> _TASK GOAL_:
Skip the pictures. Set down, word for word, the lines from the start of the material up to and including the line with "15.5, 13.3, 12.7, 13.4]".

> _DATA PROVIDED_:
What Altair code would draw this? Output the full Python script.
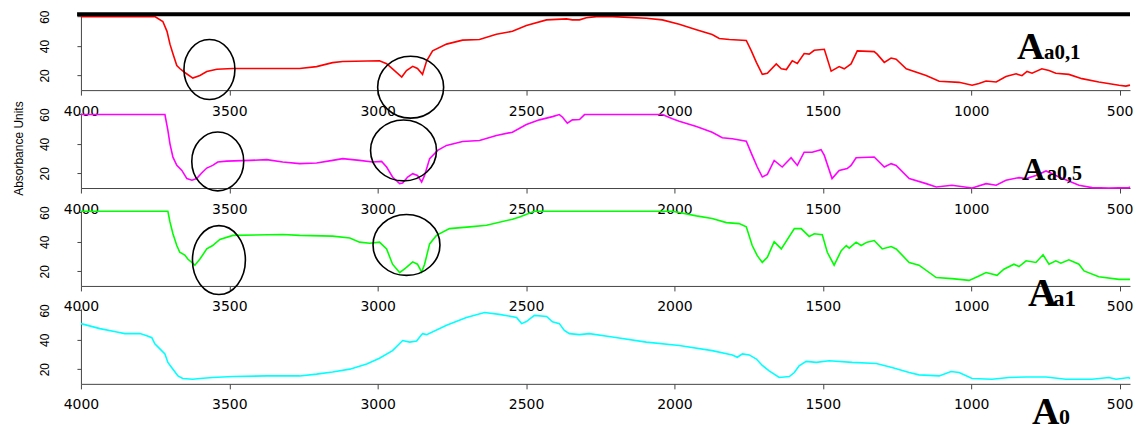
import altair as alt
import pandas as pd

# ---- spectra (wavenumber, absorbance) ----
red_wn = [4000, 3751, 3724, 3710, 3700, 3690, 3677, 3667, 3650, 3623, 3599, 3576, 3542, 3488, 3263, 3206, 3152, 3118,
          2994, 2970, 2950, 2919, 2903, 2882, 2866, 2849, 2835, 2815, 2768, 2714, 2657, 2600, 2546, 2499, 2431, 2364,
          2344, 2320, 2297, 2263, 2209, 2095, 2041, 1984, 1926, 1873, 1849, 1815, 1758, 1741, 1724, 1704, 1687, 1657,
          1640, 1623, 1603, 1586, 1563, 1546, 1529, 1495, 1472, 1445, 1428, 1405, 1384, 1327, 1317, 1293, 1270, 1253,
          1219, 1152, 1108, 1041, 997, 974, 950, 916, 883, 849, 829, 812, 795, 762, 738, 715, 671, 627, 570, 502, 479,
          465]
red_abs = [60, 60, 56.7, 50, 41.3, 34.7, 26.7, 24.7, 22, 18.2, 20, 22.7, 24.2, 24.7, 24.7, 26, 28.7, 29.5,
           30, 28, 24.5, 18.9, 23.3, 26.2, 24.7, 20.7, 30, 36.7, 41.3, 44, 44.5, 48, 50, 54, 57.8, 58.5,
           57.8, 57.8, 59.3, 60, 60, 58.9, 57.8, 54.9, 51.1, 47.8, 45.1, 44.5, 43.8, 36.7, 28.9, 20.7, 21.5, 27.8,
           24.5, 24, 30, 28.2, 34.9, 34.5, 37.1, 37.8, 22.9, 26, 24.5, 27.8, 36.7, 36.2, 34.5, 28.9, 31.8, 31.1,
           24.5, 20, 16, 15.3, 13.3, 14.5, 16.2, 15.5, 19.3, 21.1, 19.8, 22.7, 21.5, 24.5, 23.3, 21.5, 20.7, 17.8,
           15.5, 13.3, 12.7, 13.4]

mag_wn = [4000, 3717, 3707, 3700, 3690, 3677, 3660, 3643, 3626, 3610, 3593, 3576, 3556, 3539, 3509, 3431, 3374, 3320,
          3263, 3206, 3152, 3118, 3061, 3017, 2987, 2970, 2950, 2926, 2916, 2899, 2882, 2866, 2852, 2842, 2825, 2798,
          2768, 2714, 2657, 2600, 2546, 2499, 2455, 2411, 2388, 2377, 2361, 2344, 2320, 2303, 2041, 2007, 1984, 1926,
          1873, 1839, 1805, 1758, 1738, 1721, 1704, 1687, 1664, 1637, 1607, 1586, 1563, 1536, 1506, 1495, 1469, 1445,
          1418, 1405, 1388, 1327, 1293, 1270, 1253, 1209, 1152, 1118, 1065, 997, 950, 916, 883, 839, 815, 782, 748,
          704, 637, 593, 536, 469, 465]
mag_abs = [60, 60, 49.2, 40.1, 31, 25.4, 22, 16.4, 15.3, 16.4, 20.2, 23.6, 25.4, 27.7, 28.3, 28.8, 29.3, 27.7,
           26.6, 27, 28.8, 30, 28.8, 27.7, 28.1, 24.3, 17.5, 13, 13.4, 17.5, 19.8, 18.6, 14.1, 18.6, 30, 35.6,
           39, 41.7, 42.4, 45.8, 48, 53.2, 56.4, 58.6, 60, 58.2, 54.1, 56.4, 56.6, 60, 60, 57.1, 55.5, 51.9,
           48, 44.2, 43.5, 41.9, 32.2, 24.3, 17.5, 19.3, 28.8, 24.3, 30.6, 25.4, 34.4, 34.4, 36.1, 32.2, 16.4, 22,
           23.2, 25.4, 30.6, 31.1, 24.3, 26.6, 25.4, 16.4, 13, 10.7, 11.9, 10, 13, 11.9, 15.3, 17.1, 16.4, 18.6, 21.6,
           17.5, 11.9, 10.3, 10, 10.3, 10.8]

grn_wn = [4000, 3707, 3700, 3690, 3677, 3667, 3650, 3640, 3616, 3599, 3576, 3556, 3532, 3488, 3320, 3263, 3152, 3094,
          3061, 3027, 2994, 2970, 2950, 2926, 2903, 2882, 2866, 2852, 2842, 2825, 2802, 2758, 2690, 2633, 2546, 2522,
          2472, 2007, 1984, 1926, 1873, 1825, 1782, 1758, 1738, 1721, 1704, 1687, 1664, 1640, 1596, 1573, 1546, 1529,
          1502, 1485, 1462, 1438, 1421, 1411, 1388, 1371, 1351, 1327, 1300, 1270, 1253, 1209, 1176, 1118, 1065, 1007,
          974, 950, 913, 890, 856, 839, 815, 782, 758, 738, 715, 698, 671, 637, 620, 570, 502, 465]
grn_abs = [60.8, 60.8, 53.6, 45.5, 37.5, 32.9, 31, 28.3, 24.1, 28.3, 35.2, 37.5, 41.6, 44.4, 45, 44.4, 43.9, 42.6,
           39.8, 39.1, 39.8, 35.2, 24.8, 19.1, 22.6, 26.4, 24.8, 19.5, 24.8, 38.6, 44.4, 49, 50.2, 51.3, 55.4, 57,
           60.8, 60.8, 60, 57.7, 55.9, 53.1, 52.4, 50.2, 37.5, 30.6, 26, 29.5, 40.2, 35.2, 49, 49, 43.7, 45.5,
           44.8, 32.9, 24.1, 34, 37.5, 35.7, 39.8, 37.5, 39.8, 40.9, 35.2, 36.8, 35.2, 26, 24.1, 15.7, 15, 13.8,
           16.8, 19.1, 17.2, 21.4, 24.8, 23.2, 27.1, 26, 31.2, 24.8, 27.1, 25.5, 27.8, 24.8, 20.2, 16.3, 14.5, 14.5]

cyn_wn = [4000, 3936, 3879, 3852, 3801, 3778, 3761, 3751, 3734, 3717, 3707, 3690, 3673, 3657, 3623, 3599, 3556, 3488,
          3374, 3263, 3206, 3152, 3094, 3037, 2994, 2950, 2916, 2892, 2869, 2849, 2835, 2768, 2701, 2640, 2590, 2532,
          2515, 2499, 2472, 2431, 2411, 2388, 2371, 2354, 2320, 2287, 2209, 2095, 1984, 1873, 1805, 1788, 1771, 1748,
          1724, 1704, 1681, 1647, 1613, 1596, 1580, 1556, 1522, 1479, 1401, 1320, 1267, 1209, 1176, 1108, 1068, 1041,
          997, 930, 873, 815, 748, 681, 593, 536, 512, 469, 465]
cyn_abs = [51, 47.6, 45.3, 44.2, 44.2, 42.8, 41.4, 37.3, 33.8, 30.4, 24.6, 20, 15.4, 13.6, 13.1, 13.6, 14.3, 15,
           15.4, 15.4, 16.6, 18.1, 20, 23.5, 27.4, 32.6, 39.5, 38.4, 39.1, 44.2, 43.5, 49.9, 55.2, 58.6, 57.3, 55.2,
           51, 52.4, 56.6, 55.9, 52.2, 51, 46.4, 44.2, 43.5, 44.2, 41.9, 38.4, 36.1, 32.6, 29.7, 28.1, 30.4, 29.7,
           26.9, 22.5, 18.8, 14.3, 15, 17.7, 22.3, 25.3, 24.6, 25.7, 24.6, 23.9, 21.2, 17.7, 16.1, 15.4, 18.4, 17.7,
           13.6, 13.1, 14.3, 14.7, 14.7, 13.1, 13.1, 14.3, 13.1, 14.3, 13.6]

x_ticks = [4000, 3500, 3000, 2500, 2000, 1500, 1000, 500]
y_ticks = [20, 40, 60]
panel_labels = ["a0,1", "a0,5", "a1", "0"]

# ---- layout / style ----
X_DOMAIN = [4000, 465]
Y_DOMAIN = [10, 61]
PW, PH = 1050, 75
GREY = "#444444"


def ellipse_path(ratio):
    r = round(ratio, 3)
    return f"M {-r},0 A {r},1 0 1,1 {r},0 A {r},1 0 1,1 {-r},0 Z"


panels = [
    dict(wn=red_wn, ab=red_abs, color="#ff0000", sub=panel_labels[0],
         lab=(846, 31.3), a_size=38, sub_size=21, sub_dx=27,
         ellipses=[(3567, 24.0, 51, 60), (2889, 12.0, 66, 62)], title=False, top_rule=True),
    dict(wn=mag_wn, ab=mag_abs, color="#ff00ff", sub=panel_labels[1],
         lab=(829, 15.3), a_size=32, sub_size=20, sub_dx=25,
         ellipses=[(3539, 28.1, 52, 59), (2913, 35.6, 66, 61)], title=True, top_rule=False),
    dict(wn=grn_wn, ab=grn_abs, color="#00ff00", sub=panel_labels[2],
         lab=(809, -3.9), a_size=40, sub_size=23, sub_dx=25,
         ellipses=[(3535, 27.6, 53, 69), (2903, 37.9, 67, 61)], title=False, top_rule=False),
    dict(wn=cyn_wn, ab=cyn_abs, color="#00ffff", sub=panel_labels[3],
         lab=(795, -17.3), a_size=38, sub_size=22, sub_dx=27,
         ellipses=[], title=False, top_rule=False),
]


def build(p):
    x_axis = alt.Axis(values=x_ticks, format="d", grid=False, tickSize=5, labelPadding=9,
                      labelFont="DejaVu Sans", labelFontSize=14, labelColor="black",
                      domainColor=GREY, tickColor=GREY, labelFlush=False, labelOverlap=False,
                      title=None)
    if p["title"]:
        y_axis = alt.Axis(values=y_ticks, grid=False, tickSize=4, labelAngle=270, labelAlign="center",
                          labelBaseline="bottom", labelPadding=25, labelFont="Liberation Sans",
                          labelFontSize=12, labelColor="black", domainColor=GREY, tickColor=GREY,
                          labelFlush=False, labelOverlap=False,
                          title="Absorbance Units", titleAngle=270, titleX=-55, titleY=35,
                          titleAlign="center", titleBaseline="bottom", titleFont="Liberation Sans",
                          titleFontSize=12, titleFontWeight="normal", titleColor="black")
    else:
        y_axis = alt.Axis(values=y_ticks, grid=False, tickSize=4, labelAngle=270, labelAlign="center",
                          labelBaseline="bottom", labelPadding=25, labelFont="Liberation Sans",
                          labelFontSize=12, labelColor="black", domainColor=GREY, tickColor=GREY,
                          labelFlush=False, labelOverlap=False, title=None)
    xenc = alt.X("wn:Q", scale=alt.Scale(domain=X_DOMAIN, nice=False, zero=False), axis=x_axis)
    yenc = alt.Y("ab:Q", scale=alt.Scale(domain=Y_DOMAIN, nice=False, zero=False), axis=y_axis)

    df = pd.DataFrame({"wn": p["wn"], "ab": p["ab"]})
    layers = [alt.Chart(df).mark_line(color=p["color"], strokeWidth=1.6).encode(x=xenc, y=yenc)]

    for (ewn, eab, ew, eh) in p["ellipses"]:
        edf = pd.DataFrame({"wn": [ewn], "ab": [eab]})
        layers.append(
            alt.Chart(edf).mark_point(shape=ellipse_path(ew / eh), size=eh * eh, filled=False,
                                      color="black", strokeWidth=1.6, opacity=1)
            .encode(x=xenc, y=yenc))

    ldf = pd.DataFrame({"wn": [p["lab"][0]], "ab": [p["lab"][1]], "t": ["A"], "s": [p["sub"]]})
    layers.append(
        alt.Chart(ldf).mark_text(font="Liberation Serif", fontWeight="bold", fontSize=p["a_size"],
                                 align="left", baseline="alphabetic", color="black")
        .encode(x=xenc, y=yenc, text="t:N"))
    layers.append(
        alt.Chart(ldf).mark_text(font="Liberation Serif", fontWeight="bold", fontSize=p["sub_size"],
                                 align="left", baseline="alphabetic", color="black", dx=p["sub_dx"])
        .encode(x=xenc, y=yenc, text="s:N"))

    if p["top_rule"]:
        rdf = pd.DataFrame({"wn": [4013], "wn2": [465], "ab": [61.7]})
        layers.append(
            alt.Chart(rdf).mark_rule(color="black", strokeWidth=4)
            .encode(x=xenc, x2="wn2:Q", y=yenc))

    return alt.layer(*layers).properties(width=PW, height=PH)


chart = (
    alt.vconcat(*[build(p) for p in panels], spacing=23, bounds="flush")
    .properties(padding={"left": 5, "top": 1, "right": 0, "bottom": 0}, background="white")
    .configure_view(stroke=None)
)

chart.save("out.html", embed_options={"renderer": "svg", "actions": False})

> _COMPLETE ANSWER_:
What Altair code would draw this? Output the full Python script.
import altair as alt
import pandas as pd

# ---- spectra (wavenumber, absorbance) ----
red_wn = [4000, 3751, 3724, 3710, 3700, 3690, 3677, 3667, 3650, 3623, 3599, 3576, 3542, 3488, 3263, 3206, 3152, 3118,
          2994, 2970, 2950, 2919, 2903, 2882, 2866, 2849, 2835, 2815, 2768, 2714, 2657, 2600, 2546, 2499, 2431, 2364,
          2344, 2320, 2297, 2263, 2209, 2095, 2041, 1984, 1926, 1873, 1849, 1815, 1758, 1741, 1724, 1704, 1687, 1657,
          1640, 1623, 1603, 1586, 1563, 1546, 1529, 1495, 1472, 1445, 1428, 1405, 1384, 1327, 1317, 1293, 1270, 1253,
          1219, 1152, 1108, 1041, 997, 974, 950, 916, 883, 849, 829, 812, 795, 762, 738, 715, 671, 627, 570, 502, 479,
          465]
red_abs = [60, 60, 56.7, 50, 41.3, 34.7, 26.7, 24.7, 22, 18.2, 20, 22.7, 24.2, 24.7, 24.7, 26, 28.7, 29.5,
           30, 28, 24.5, 18.9, 23.3, 26.2, 24.7, 20.7, 30, 36.7, 41.3, 44, 44.5, 48, 50, 54, 57.8, 58.5,
           57.8, 57.8, 59.3, 60, 60, 58.9, 57.8, 54.9, 51.1, 47.8, 45.1, 44.5, 43.8, 36.7, 28.9, 20.7, 21.5, 27.8,
           24.5, 24, 30, 28.2, 34.9, 34.5, 37.1, 37.8, 22.9, 26, 24.5, 27.8, 36.7, 36.2, 34.5, 28.9, 31.8, 31.1,
           24.5, 20, 16, 15.3, 13.3, 14.5, 16.2, 15.5, 19.3, 21.1, 19.8, 22.7, 21.5, 24.5, 23.3, 21.5, 20.7, 17.8,
           15.5, 13.3, 12.7, 13.4]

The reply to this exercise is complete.